For me, that next chapter began in Pensacola, Florida, reporting to flight school—trading the marble halls of Annapolis for the humid air of the Gulf Coast, ready to chase wings and live out a Top Gun dream. But those dreams were cut short by an ear condition—Eustachian tube dysfunction—that grounded me before I ever truly took flight.

The Navy has a way of redirecting purpose. I became a Naval Cryptologist, serving tours in Scotland and at the National Security Agency. Where I once imagined cockpits and carrier decks, I found myself in the hidden world of signals and code—another front line, less visible but increasingly vital as cyber and information warfare grew in importance.

Those tours inspired me most because of the airmen, soldiers, and sailors I was privileged to serve alongside. We were united by a common mission: to support and defend the Constitution against all enemies, foreign and domestic. There is a quiet power to that shared oath when it’s lived in diligence rather than displayed on a parade ground.

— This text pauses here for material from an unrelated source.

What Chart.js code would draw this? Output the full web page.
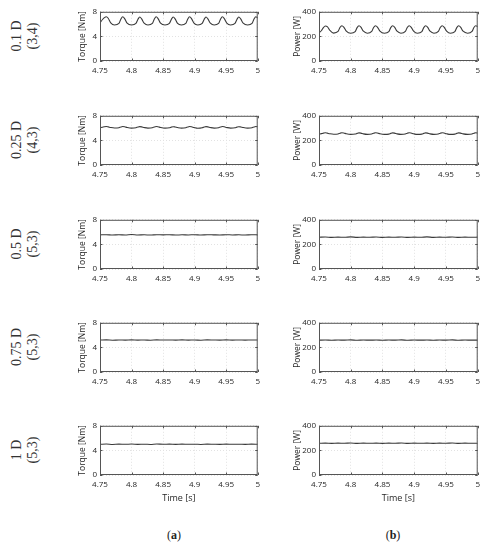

This became my proving ground as a servant leader. I learned that leadership isn’t directing from above; it’s unblocking, enabling, and equipping others to succeed. My own style took shape—not built on authority, but on authentic leadership grounded in trust and genuine care for my teams.

This is where Stoic ideas earn their keep. Control the controllable. Prepare hard. Accept conditions. Hold fast to virtue—courage, justice, temperance, practical wisdom—and let the outcome judge itself. You won’t always get the ending you want; your job is to become the kind of person your people can trust with any ending.

Selfless service has a cost—sleep, holidays, sometimes your illusions. But it yields a single, durable lesson: leadership is the quiet transfer of weight from others onto yourself, again and again, until the mission is done.

The Return

Reunions are both a roll call and a mirror. We come back counting—classmates gained, classmates lost, stories polished by time. But after 35 years, the scoreboard shifts. The question is no longer “What did I achieve?” but “Whom did I serve—and how did they fare because I was there?”

Life after uniform tests whether our values were sewn on or stitched in. Titles change. Missions change. The demand for servant leadership does not. It looks like showing up for your kids when you’re tired, for your team when you’re stressed, for your community when you’re needed. It looks like telling the truth when it costs you and listening longer than your ego wants. It looks like gratitude—not the performative kind, but the quiet habit of noticing what is good and saying so.

If Plebe Summer trained us to carry weight, the following decades teach us to distribute it—to make others stronger for having walked with us. The happiest people I know in these final chapters are still in the business of making themselves useful. They have traded “What do I get?” for “What can I give?” and discovered that fulfillment hides in that exchange.

The Lessons that Endure

  • Service is daily. Small, repeated acts > grand gestures.
  • Standards are kindness. Clear expectations build trust and safety.
  • Character compounds. Habits in the dark become reflexes in the light.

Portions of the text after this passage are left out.